Few things in a rather absurd world are more deserving of ridicule than the United Nations Human Rights Council, a 47-nation group that includes some of the world’s leading human rights violators, from China and Cuba to Kuwait, Russia, Saudi Arabia and Venezuela, to take just a few in alphabetical order.
Thus it was completely appropriate when Democratic U.S. Sen. Barbara Boxer recruited a bipartisan group of 35 fellow senators to sign a letter to the U.N. secretary general protesting the Human Rights Council’s announced investigation into alleged war crimes by Israel during its latest campaign in Gaza.
It was equally unsurprising the U.N. group would single out Israel, as it often has. What else would you expect from an outfit that includes China and Saudi Arabia, among the leading suppliers and financiers of Hamas, designated a terrorist group by all recent American presidents even as it rules the 25-by-seven mile Gaza Strip?
The surprise was the absence of California’s other Democratic senator, Dianne Feinstein, from the signers of the Boxer letter.
Every senator had a chance to sign this letter, and it was inked by some of the most liberal, like Boxer and Maryland’s Barbara Mikulski, as well as some of the most conservative, like Utah’s Mike Lee and Oklahoma’s Tom Coburn.
But the Senate’s top brass, Majority Leader Harry Reid of Nevada and Minority Leader Mitch McConnell of Kentucky did not sign. Maybe Feinstein, chair of the Senate Intelligence Committee, didn’t want to break with Reid. Foreign Relations Committee Chair Robert Menendez of New Jersey also did not sign.
Feinstein’s non-explanation: “I strongly supported passage of (a resolution) which condemned the U.N. Human Rights Council vote…which made no mention of Hamas’ indiscriminate rocket attacks and policy of using Palestinian civilians as human shields. I believe support for this resolution is the correct course of action in this case.” The resolution, passed three days before the Boxer letter was sent last week.
Feinstein, long a steadfast Israel supporter, did not quarrel with anything in the far more specific Boxer letter, co-written by Republican Sen. Kelly Ayotte of New Hampshire.
The open letter to Secretary-General Ban Ki-moon said “The fact that there was no call for an investigation into actions by Hamas – including indiscriminate and deliberate rocket attacks on Israeli civilians and intentionally putting Palestinians in harm’s way – is …wholly unacceptable as it turn(s) a blind eye to Hamas’ brazen and depraved use of civilians as human shields (and) the tunnels it has built to cause mayhem in Israel.”
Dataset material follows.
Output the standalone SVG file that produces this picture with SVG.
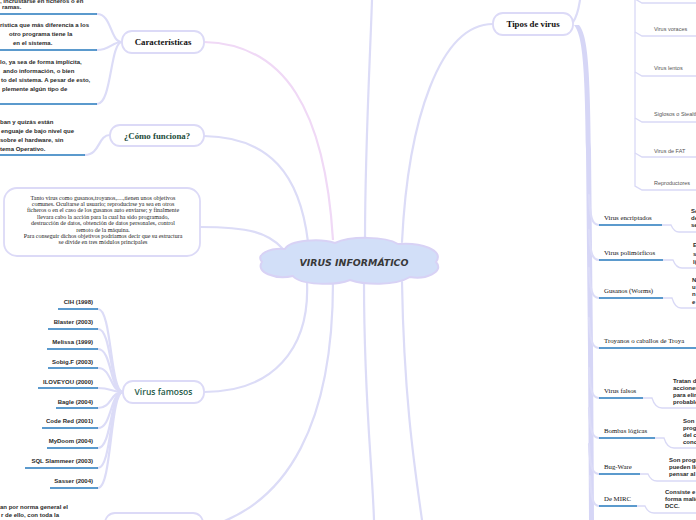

The letter also noted that the U.N. group ignored the missiles other U.N. personnel discovered hidden in some of its schools in the Gaza Strip, along with those stored or fired from homes, hospitals and mosques. Nor, the letter said, did the Human Rights Commission mention that Hamas officials have stopped Palestinian civilians at gunpoint when they tried to leave areas Israel warned them to evacuate prior to strikes or artillery fire.
The questionable council also claims most Palestinians dead have been civilians, an allegation based wholly on Hamas’ reports. One analysis of the fatalities by the Committee for Accuracy in Middle East Reporting instead shows 57 percent of all war dead have been males aged 17 to 39, which that group says suggests most of the dead have really been combatants.
The Boxer letter also stresses that it’s Hamas which has repeatedly broken cease-fires and put Palestinians in danger. It notes the entire campaign started with persistent rocket fire from Gaza that did not stop despite numerous warnings from Israel. “The fact that Israel has effective defenses against the rockets aimed at its citizens is no excuse to overlook Hamas’ hostile behavior,” Boxer said.
Hamas’ behavior, of course, has been consistent with its charter, which states that “Israel will exist (only) until Islam will obliterate it” and that “The Day of Judgment will not come about until Moslems fight and kill the Jews.” Not just Israelis, the charter says, but all Jews.
The behavior of Hamas is no mystery, nor is the bias of the U.N.’s ludicrous Human Rights Commission. The mystery is why Feinstein didn’t join in calling both of them out in very specific terms, as did Boxer and dozens of their fellow senators.